Leave the pictures out. Return all other data exactly.

- [Supplied information]
━━━━━━━━━━

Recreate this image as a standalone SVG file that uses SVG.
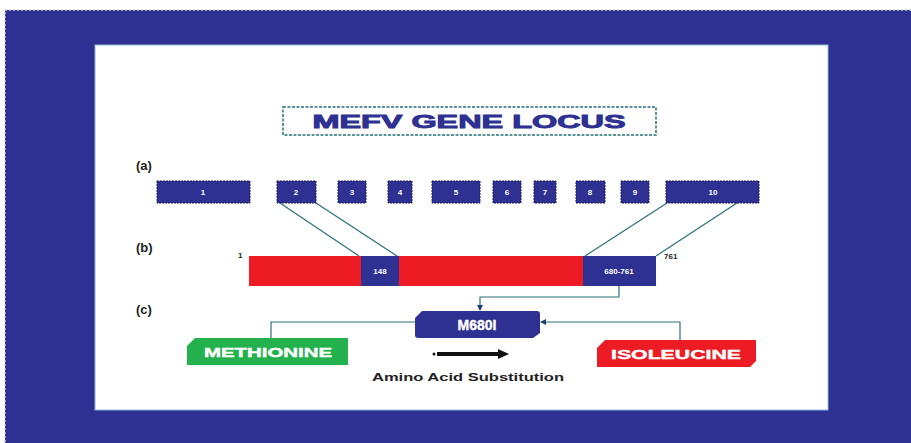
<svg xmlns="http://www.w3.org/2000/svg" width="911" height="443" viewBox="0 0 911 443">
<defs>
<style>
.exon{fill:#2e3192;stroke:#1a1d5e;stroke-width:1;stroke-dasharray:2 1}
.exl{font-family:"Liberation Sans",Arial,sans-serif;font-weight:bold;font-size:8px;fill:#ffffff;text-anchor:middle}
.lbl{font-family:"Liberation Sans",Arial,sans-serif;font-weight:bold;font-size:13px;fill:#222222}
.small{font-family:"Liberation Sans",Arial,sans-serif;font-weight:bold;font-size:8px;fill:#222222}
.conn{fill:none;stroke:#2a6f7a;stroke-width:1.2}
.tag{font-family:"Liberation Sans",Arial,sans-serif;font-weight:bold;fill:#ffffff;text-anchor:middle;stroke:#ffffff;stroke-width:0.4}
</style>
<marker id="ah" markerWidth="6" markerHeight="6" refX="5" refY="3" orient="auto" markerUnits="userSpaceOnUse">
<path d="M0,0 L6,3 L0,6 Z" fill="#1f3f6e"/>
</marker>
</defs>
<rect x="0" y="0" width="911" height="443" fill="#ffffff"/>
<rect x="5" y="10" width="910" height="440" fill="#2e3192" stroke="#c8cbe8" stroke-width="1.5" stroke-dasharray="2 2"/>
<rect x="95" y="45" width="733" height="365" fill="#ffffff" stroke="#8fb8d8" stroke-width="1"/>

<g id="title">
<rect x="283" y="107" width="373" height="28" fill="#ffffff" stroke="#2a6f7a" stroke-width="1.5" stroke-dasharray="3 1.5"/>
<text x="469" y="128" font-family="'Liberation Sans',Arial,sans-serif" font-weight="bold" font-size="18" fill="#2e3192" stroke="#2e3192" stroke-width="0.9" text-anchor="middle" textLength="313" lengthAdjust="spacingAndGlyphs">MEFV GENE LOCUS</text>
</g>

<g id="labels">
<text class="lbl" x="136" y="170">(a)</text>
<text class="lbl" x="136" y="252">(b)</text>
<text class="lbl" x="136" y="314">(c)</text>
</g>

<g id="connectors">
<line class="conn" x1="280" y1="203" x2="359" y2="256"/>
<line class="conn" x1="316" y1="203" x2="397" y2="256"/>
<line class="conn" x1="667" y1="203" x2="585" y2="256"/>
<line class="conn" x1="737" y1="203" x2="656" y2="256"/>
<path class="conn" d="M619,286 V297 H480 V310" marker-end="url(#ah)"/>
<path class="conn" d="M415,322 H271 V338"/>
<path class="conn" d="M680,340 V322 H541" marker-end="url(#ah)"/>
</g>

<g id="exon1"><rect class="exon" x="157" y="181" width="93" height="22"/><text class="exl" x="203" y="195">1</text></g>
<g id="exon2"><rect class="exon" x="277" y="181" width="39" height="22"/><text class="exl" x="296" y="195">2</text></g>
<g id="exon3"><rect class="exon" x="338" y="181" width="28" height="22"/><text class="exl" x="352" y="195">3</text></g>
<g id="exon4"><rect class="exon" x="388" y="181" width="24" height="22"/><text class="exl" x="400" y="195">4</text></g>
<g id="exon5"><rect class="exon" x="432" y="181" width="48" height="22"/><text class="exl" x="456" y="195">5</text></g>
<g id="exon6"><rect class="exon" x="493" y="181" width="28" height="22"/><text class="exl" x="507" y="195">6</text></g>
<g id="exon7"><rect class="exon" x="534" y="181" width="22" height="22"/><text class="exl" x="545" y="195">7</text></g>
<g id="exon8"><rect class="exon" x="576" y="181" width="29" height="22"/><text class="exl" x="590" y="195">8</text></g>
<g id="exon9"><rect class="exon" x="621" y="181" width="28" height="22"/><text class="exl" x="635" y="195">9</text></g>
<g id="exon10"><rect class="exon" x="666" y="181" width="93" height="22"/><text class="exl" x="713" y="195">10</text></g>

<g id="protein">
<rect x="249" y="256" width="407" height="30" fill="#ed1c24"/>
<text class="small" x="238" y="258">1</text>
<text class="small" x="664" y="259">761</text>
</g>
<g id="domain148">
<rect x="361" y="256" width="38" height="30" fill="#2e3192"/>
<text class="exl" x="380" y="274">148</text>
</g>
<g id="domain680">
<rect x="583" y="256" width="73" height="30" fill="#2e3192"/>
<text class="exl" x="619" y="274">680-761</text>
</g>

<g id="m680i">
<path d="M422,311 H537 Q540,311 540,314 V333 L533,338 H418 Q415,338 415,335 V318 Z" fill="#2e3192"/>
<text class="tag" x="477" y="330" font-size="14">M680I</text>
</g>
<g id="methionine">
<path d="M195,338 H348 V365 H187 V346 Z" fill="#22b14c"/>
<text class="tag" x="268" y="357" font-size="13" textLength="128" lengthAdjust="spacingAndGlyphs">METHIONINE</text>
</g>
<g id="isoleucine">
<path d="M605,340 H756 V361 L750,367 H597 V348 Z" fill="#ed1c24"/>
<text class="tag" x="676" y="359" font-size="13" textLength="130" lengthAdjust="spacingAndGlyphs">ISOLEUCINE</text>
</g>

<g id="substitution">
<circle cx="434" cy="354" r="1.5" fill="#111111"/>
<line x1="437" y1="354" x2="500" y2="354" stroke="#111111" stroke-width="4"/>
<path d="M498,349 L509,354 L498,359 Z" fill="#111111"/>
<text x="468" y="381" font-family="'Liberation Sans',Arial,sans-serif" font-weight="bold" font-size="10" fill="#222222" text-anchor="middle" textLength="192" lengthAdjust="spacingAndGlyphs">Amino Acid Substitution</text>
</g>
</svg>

━━━━━━━━━━

- [Response to this task]
Recreate this image as a standalone SVG file that uses SVG.
<svg xmlns="http://www.w3.org/2000/svg" width="911" height="443" viewBox="0 0 911 443">
<defs>
<style>
.exon{fill:#2e3192;stroke:#1a1d5e;stroke-width:1;stroke-dasharray:2 1}
.exl{font-family:"Liberation Sans",Arial,sans-serif;font-weight:bold;font-size:8px;fill:#ffffff;text-anchor:middle}
.lbl{font-family:"Liberation Sans",Arial,sans-serif;font-weight:bold;font-size:13px;fill:#222222}
.small{font-family:"Liberation Sans",Arial,sans-serif;font-weight:bold;font-size:8px;fill:#222222}
.conn{fill:none;stroke:#2a6f7a;stroke-width:1.2}
.tag{font-family:"Liberation Sans",Arial,sans-serif;font-weight:bold;fill:#ffffff;text-anchor:middle;stroke:#ffffff;stroke-width:0.4}
</style>
<marker id="ah" markerWidth="6" markerHeight="6" refX="5" refY="3" orient="auto" markerUnits="userSpaceOnUse">
<path d="M0,0 L6,3 L0,6 Z" fill="#1f3f6e"/>
</marker>
</defs>
<rect x="0" y="0" width="911" height="443" fill="#ffffff"/>
<rect x="5" y="10" width="910" height="440" fill="#2e3192" stroke="#c8cbe8" stroke-width="1.5" stroke-dasharray="2 2"/>
<rect x="95" y="45" width="733" height="365" fill="#ffffff" stroke="#8fb8d8" stroke-width="1"/>

<g id="title">
<rect x="283" y="107" width="373" height="28" fill="#ffffff" stroke="#2a6f7a" stroke-width="1.5" stroke-dasharray="3 1.5"/>
<text x="469" y="128" font-family="'Liberation Sans',Arial,sans-serif" font-weight="bold" font-size="18" fill="#2e3192" stroke="#2e3192" stroke-width="0.9" text-anchor="middle" textLength="313" lengthAdjust="spacingAndGlyphs">MEFV GENE LOCUS</text>
</g>

<g id="labels">
<text class="lbl" x="136" y="170">(a)</text>
<text class="lbl" x="136" y="252">(b)</text>
<text class="lbl" x="136" y="314">(c)</text>
</g>

<g id="connectors">
<line class="conn" x1="280" y1="203" x2="359" y2="256"/>
<line class="conn" x1="316" y1="203" x2="397" y2="256"/>
<line class="conn" x1="667" y1="203" x2="585" y2="256"/>
<line class="conn" x1="737" y1="203" x2="656" y2="256"/>
<path class="conn" d="M619,286 V297 H480 V310" marker-end="url(#ah)"/>
<path class="conn" d="M415,322 H271 V338"/>
<path class="conn" d="M680,340 V322 H541" marker-end="url(#ah)"/>
</g>

<g id="exon1"><rect class="exon" x="157" y="181" width="93" height="22"/><text class="exl" x="203" y="195">1</text></g>
<g id="exon2"><rect class="exon" x="277" y="181" width="39" height="22"/><text class="exl" x="296" y="195">2</text></g>
<g id="exon3"><rect class="exon" x="338" y="181" width="28" height="22"/><text class="exl" x="352" y="195">3</text></g>
<g id="exon4"><rect class="exon" x="388" y="181" width="24" height="22"/><text class="exl" x="400" y="195">4</text></g>
<g id="exon5"><rect class="exon" x="432" y="181" width="48" height="22"/><text class="exl" x="456" y="195">5</text></g>
<g id="exon6"><rect class="exon" x="493" y="181" width="28" height="22"/><text class="exl" x="507" y="195">6</text></g>
<g id="exon7"><rect class="exon" x="534" y="181" width="22" height="22"/><text class="exl" x="545" y="195">7</text></g>
<g id="exon8"><rect class="exon" x="576" y="181" width="29" height="22"/><text class="exl" x="590" y="195">8</text></g>
<g id="exon9"><rect class="exon" x="621" y="181" width="28" height="22"/><text class="exl" x="635" y="195">9</text></g>
<g id="exon10"><rect class="exon" x="666" y="181" width="93" height="22"/><text class="exl" x="713" y="195">10</text></g>

<g id="protein">
<rect x="249" y="256" width="407" height="30" fill="#ed1c24"/>
<text class="small" x="238" y="258">1</text>
<text class="small" x="664" y="259">761</text>
</g>
<g id="domain148">
<rect x="361" y="256" width="38" height="30" fill="#2e3192"/>
<text class="exl" x="380" y="274">148</text>
</g>
<g id="domain680">
<rect x="583" y="256" width="73" height="30" fill="#2e3192"/>
<text class="exl" x="619" y="274">680-761</text>
</g>

<g id="m680i">
<path d="M422,311 H537 Q540,311 540,314 V333 L533,338 H418 Q415,338 415,335 V318 Z" fill="#2e3192"/>
<text class="tag" x="477" y="330" font-size="14">M680I</text>
</g>
<g id="methionine">
<path d="M195,338 H348 V365 H187 V346 Z" fill="#22b14c"/>
<text class="tag" x="268" y="357" font-size="13" textLength="128" lengthAdjust="spacingAndGlyphs">METHIONINE</text>
</g>
<g id="isoleucine">
<path d="M605,340 H756 V361 L750,367 H597 V348 Z" fill="#ed1c24"/>
<text class="tag" x="676" y="359" font-size="13" textLength="130" lengthAdjust="spacingAndGlyphs">ISOLEUCINE</text>
</g>

<g id="substitution">
<circle cx="434" cy="354" r="1.5" fill="#111111"/>
<line x1="437" y1="354" x2="500" y2="354" stroke="#111111" stroke-width="4"/>
<path d="M498,349 L509,354 L498,359 Z" fill="#111111"/>
<text x="468" y="381" font-family="'Liberation Sans',Arial,sans-serif" font-weight="bold" font-size="10" fill="#222222" text-anchor="middle" textLength="192" lengthAdjust="spacingAndGlyphs">Amino Acid Substitution</text>
</g>
</svg>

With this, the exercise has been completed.